What is expected -
Nothing but the lines from the top of the data to the line holding "plt.rcParams['mathtext.rm'] = 'Open Sans'" should be printed, word for word and both ends included; leave the pictures out.
** begin **
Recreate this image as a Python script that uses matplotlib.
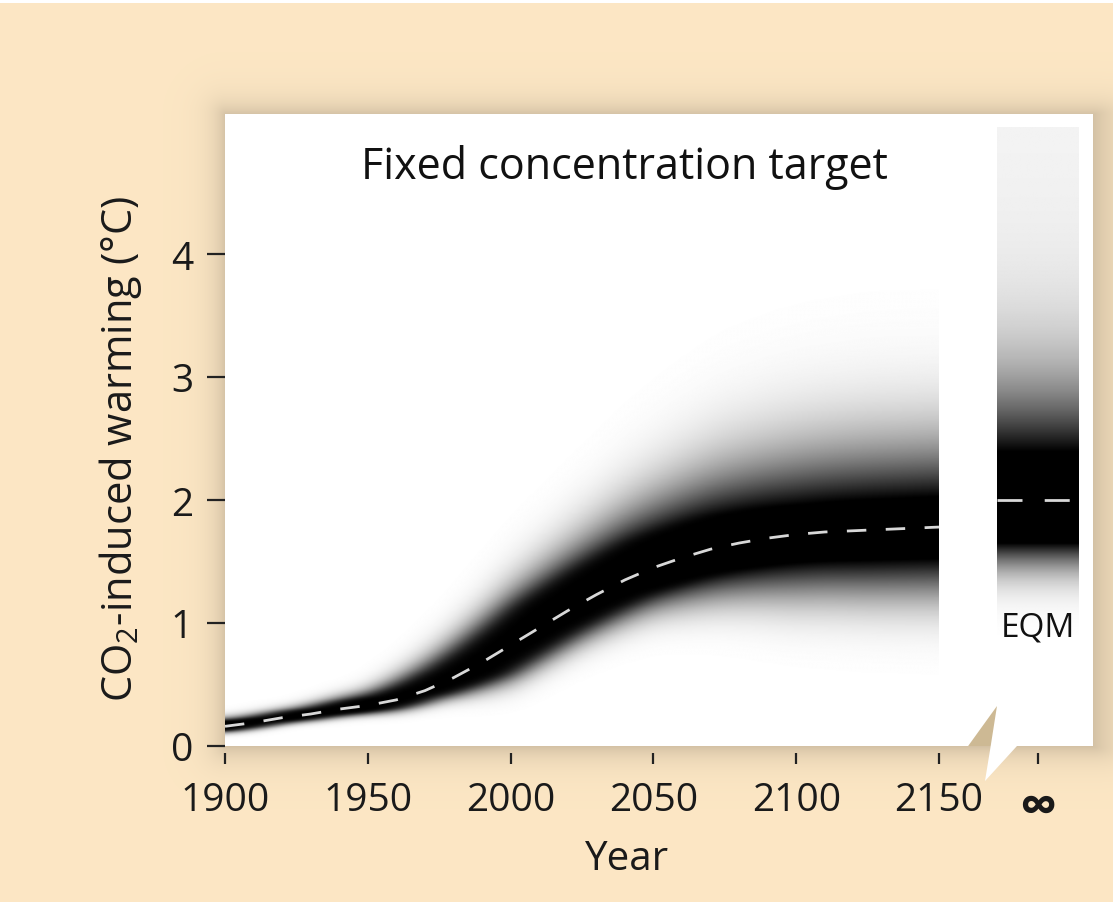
import numpy as np
import matplotlib
matplotlib.use("Agg")
import matplotlib.pyplot as plt
from matplotlib.patches import Polygon

plt.rcParams['font.family'] = ['Open Sans', 'DejaVu Sans']
plt.rcParams['mathtext.fontset'] = 'custom'
plt.rcParams['mathtext.rm'] = 'Open Sans'

# median warming
years = [1900, 1910, 1920, 1930, 1940, 1950, 1960, 1970, 1980, 1990, 2000, 2010, 2020,
         2030, 2040, 2050, 2060, 2070, 2080, 2090, 2100, 2110, 2120, 2130, 2140, 2150]
median = [0.16, 0.19, 0.23, 0.26, 0.30, 0.33, 0.375, 0.45, 0.555, 0.68, 0.82, 0.96, 1.10,
          1.23, 1.35, 1.45, 1.53, 1.60, 1.65, 1.69, 1.72, 1.74, 1.75, 1.76, 1.77, 1.78]

# shape of the shaded band: peak (saturation) and widths above / below the median
spread_years = [1900, 1925, 1950, 1975, 2000, 2025, 2050, 2075, 2100, 2125, 2150]
peak = [2.0, 2.0, 2.0, 2.2, 2.5, 2.0, 1.6, 1.4, 1.3, 1.3, 1.3]
width_up = [0.046, 0.05, 0.084, 0.185, 0.29, 0.37, 0.46, 0.54, 0.58, 0.60, 0.60]
width_dn = [0.047, 0.047, 0.063, 0.103, 0.22, 0.245, 0.29, 0.37, 0.45, 0.48, 0.50]

# equilibrium (EQM) column
eqm_median = 2.0
eqm_peak_up, eqm_peak_dn = 1.3, 1.9
eqm_width_up, eqm_width_dn = 0.775, 0.44
eqm_tail = 0.10

xticks = [1900, 1950, 2000, 2050, 2100, 2150]
yticks = [0, 1, 2, 3, 4]


def darkness(y, med, w_up, w_dn, pk_up, pk_dn, tail=0.0):
    x = y - med
    up = pk_up * np.exp(-(np.abs(x) / w_up) ** 1.5) + tail * np.exp(-np.abs(x) / 4.0)
    dn = pk_dn * np.exp(-(np.abs(x) / w_dn) ** 2)
    return np.clip(np.where(x >= 0, up, dn), 0, 1)


W, H = 1113, 903
fig = plt.figure(figsize=(W / 100, H / 100), dpi=100)

# beige background with soft shadow around the white panel
bg = fig.add_axes([0, 0, 1, 1], zorder=-10)
bg.axis('off')
yy, xx = np.mgrid[0:H, 0:W]
dx = np.maximum.reduce([225 - xx, np.zeros_like(xx), (xx - 1093) * 0.5])
dy = np.maximum.reduce([115 - yy, np.zeros_like(yy), yy - 747])
dist = np.hypot(dx, dy)
sh = np.exp(-dist / 14.0)
base = np.array([0.99, 0.905, 0.77])
img = base[None, None, :] * (1 - 0.16 * sh[..., None])
img[:4, :, :] = 1.0
bg.imshow(img, extent=[0, 1, 0, 1], aspect='auto')

x0, x1 = 1900, 1900 + 868 / 2.856
ymax = 632 / 123.0
ax = fig.add_axes([225 / W, 1 - 747 / H, 868 / W, 632 / H])
ax.set_facecolor('white')
ax.set_xlim(x0, x1)
ax.set_ylim(0, ymax)
for s in ax.spines.values():
    s.set_visible(False)

# transient distribution
gx = np.linspace(1900, 2150, 700)
gy = np.linspace(0, ymax, 700)
field = np.zeros((gy.size, gx.size))
med_i = np.interp(gx, years, median)
pk_i = np.interp(gx, spread_years, peak)
wu_i = np.interp(gx, spread_years, width_up)
wd_i = np.interp(gx, spread_years, width_dn)
for j in range(gx.size):
    field[:, j] = darkness(gy, med_i[j], wu_i[j], wd_i[j], pk_i[j], pk_i[j])

# soften along time so the band has no corners
k = np.exp(-0.5 * (np.arange(-40, 41) / 12.0) ** 2)
k /= k.sum()
padded = np.pad(field, ((0, 0), (40, 40)), mode='edge')
field = np.array([np.convolve(row, k, mode='valid') for row in padded])

ax.imshow(field, extent=[1900, 2150, 0, ymax], origin='lower', aspect='auto',
          cmap='gray_r', vmin=0, vmax=1, interpolation='bilinear')
ax.plot(years, median, color='#d8d8d8', lw=2, dashes=(7, 7))

# equilibrium column
eq_l, eq_r, eq_top = 2170.3, 2198.7, 5.03
ey = np.linspace(0, eq_top, 600)
ecol = darkness(ey, eqm_median, eqm_width_up, eqm_width_dn,
                eqm_peak_up, eqm_peak_dn, eqm_tail)
ax.imshow(np.tile(ecol[:, None], (1, 4)), extent=[eq_l, eq_r, 0, eq_top], origin='lower',
          aspect='auto', cmap='gray_r', vmin=0, vmax=1, interpolation='bilinear')
ax.plot([eq_l, eq_r], [eqm_median, eqm_median], color='#d8d8d8', lw=2, dashes=(9, 8))
ax.text((eq_l + eq_r) / 2 + 0.3, 0.97, 'EQM', ha='center', va='center', fontsize=24,
        color='#111111')

# torn gap between 2150 and infinity
ax.add_patch(Polygon([(2160.2, 0), (2170.3, 0.325), (2168.1, 0)], closed=True,
                     facecolor='#cdb994', edgecolor='none', zorder=5, clip_on=False))
ax.add_patch(Polygon([(2168.1, 0), (2166.1, -0.285), (2177.3, 0)], closed=True,
                     facecolor='white', edgecolor='none', zorder=5, clip_on=False))

ax.set_yticks(yticks)
ax.set_yticklabels([str(v) for v in yticks])
ax.tick_params(axis='y', direction='out', length=13, width=1.6, pad=10,
               labelsize=28, color='#222222', labelcolor='#1a1a1a')
ax.spines['bottom'].set_position(('outward', 5))
ax.set_xticks(xticks + [2184.7])
ax.set_xticklabels([str(v) for v in xticks] + ['∞'])
ax.tick_params(axis='x', direction='out', length=8, width=1.6, pad=12,
               labelsize=28, color='#222222', labelcolor='#1a1a1a')
ax.get_xticklabels()[-1].set_fontsize(38)
ax.get_xticklabels()[-1].set_fontweight('bold')

ax.text(2040, 4.71, 'Fixed concentration target', ha='center', va='center',
        fontsize=31, color='#111111')
fig.text(120 / W, 1 - 449 / H, 'CO$_2$-induced warming (°C)', rotation=90,
         ha='center', va='center', fontsize=30, color='#1a1a1a')
fig.text(627 / W, 1 - 860 / H, 'Year', ha='center', va='center', fontsize=29,
         color='#1a1a1a')

fig.savefig('out.png', dpi=100)
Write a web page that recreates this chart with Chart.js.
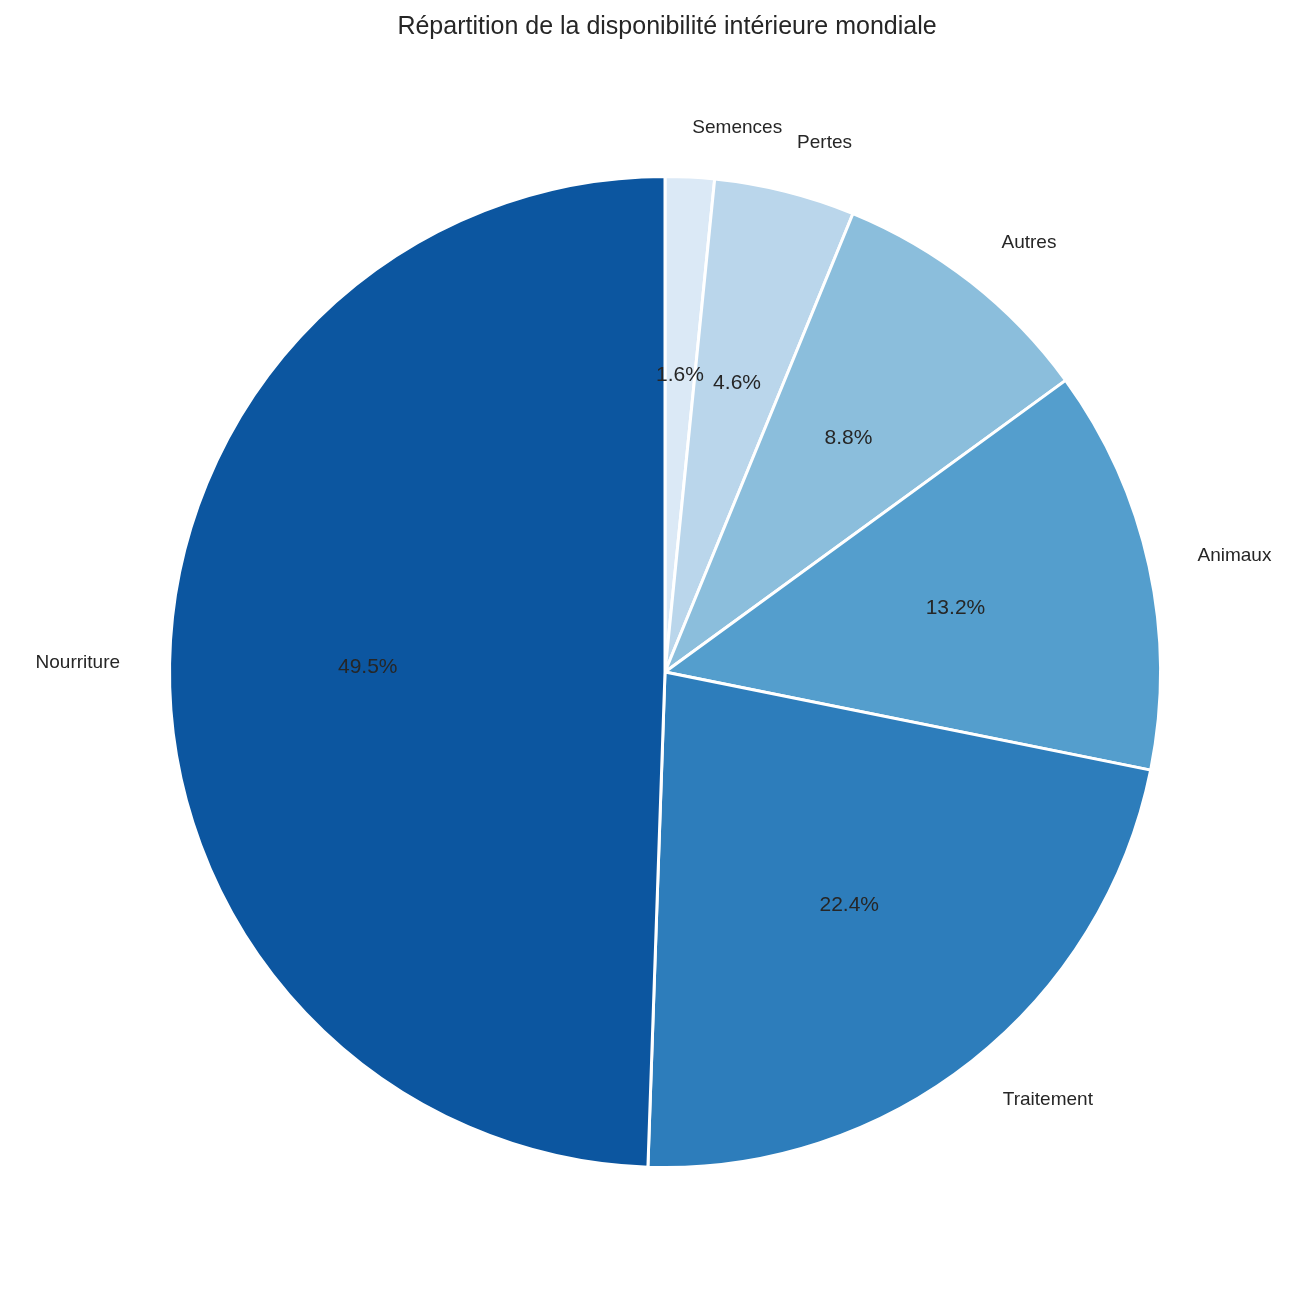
<!DOCTYPE html>
<html>
<head>
<meta charset="utf-8">
<script src="https://cdn.jsdelivr.net/npm/chart.js@4"></script>
<style>
  html, body { margin: 0; padding: 0; background: #fff; }
  #wrap { width: 1306px; height: 1311px; }
</style>
</head>
<body>
<div id="wrap"><canvas id="pie"></canvas></div>
<script>
// Clockwise from the top (matplotlib drew them counter-clockwise)
const categories = ['Semences', 'Pertes', 'Autres', 'Animaux', 'Traitement', 'Nourriture'];
const shares = [1.6, 4.6, 8.8, 13.2, 22.4, 49.5];
const colors = ['#dbe9f6', '#bad6eb', '#8bbedc', '#549ecd', '#2d7dbb', '#0c56a0'];
const chartTitle = 'Répartition de la disponibilité intérieure mondiale';

const FONT = '"Liberation Sans", Arial, sans-serif';

// Draws the title, outside labels and percentages
const pieText = {
    id: 'pieText',
    afterDraw(chart) {
        const ctx = chart.ctx;
        ctx.save();
        ctx.fillStyle = '#262626';
        ctx.font = '25px ' + FONT;
        ctx.textAlign = 'center';
        ctx.textBaseline = 'middle';
        ctx.fillText(chartTitle, chart.width / 2 + 14, 27);

        chart.getDatasetMeta(0).data.forEach((arc, i) => {
            const mid = (arc.startAngle + arc.endAngle) / 2;
            const r = arc.outerRadius;
            const cos = Math.cos(mid), sin = Math.sin(mid);

            ctx.font = '19px ' + FONT;
            ctx.textAlign = cos >= 0 ? 'left' : 'right';
            ctx.fillText(categories[i], arc.x + cos * r * 1.1, arc.y + sin * r * 1.1);

            ctx.font = '21px ' + FONT;
            ctx.textAlign = 'center';
            ctx.fillText(shares[i].toFixed(1) + '%', arc.x + cos * r * 0.6, arc.y + sin * r * 0.6);
        });
        ctx.restore();
    }
};

new Chart(document.getElementById('pie'), {
    type: 'pie',
    data: {
        labels: categories,
        datasets: [{
            data: shares,
            backgroundColor: colors,
            borderColor: '#ffffff',
            borderWidth: 3
        }]
    },
    options: {
        responsive: true,
        maintainAspectRatio: false,
        animation: false,
        rotation: 0,
        layout: { padding: { left: 168, right: 144, top: 175, bottom: 142 } },
        plugins: {
            legend: { display: false },
            tooltip: { enabled: false },
            title: { display: false }
        }
    },
    plugins: [pieText]
});
</script>
</body>
</html>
** end **
Written solution -
Recreate this image as a Python script that uses matplotlib.
import numpy as np
import matplotlib
matplotlib.use("Agg")
import matplotlib.pyplot as plt
from matplotlib.patches import Polygon

plt.rcParams['font.family'] = ['Open Sans', 'DejaVu Sans']
plt.rcParams['mathtext.fontset'] = 'custom'
plt.rcParams['mathtext.rm'] = 'Open Sans'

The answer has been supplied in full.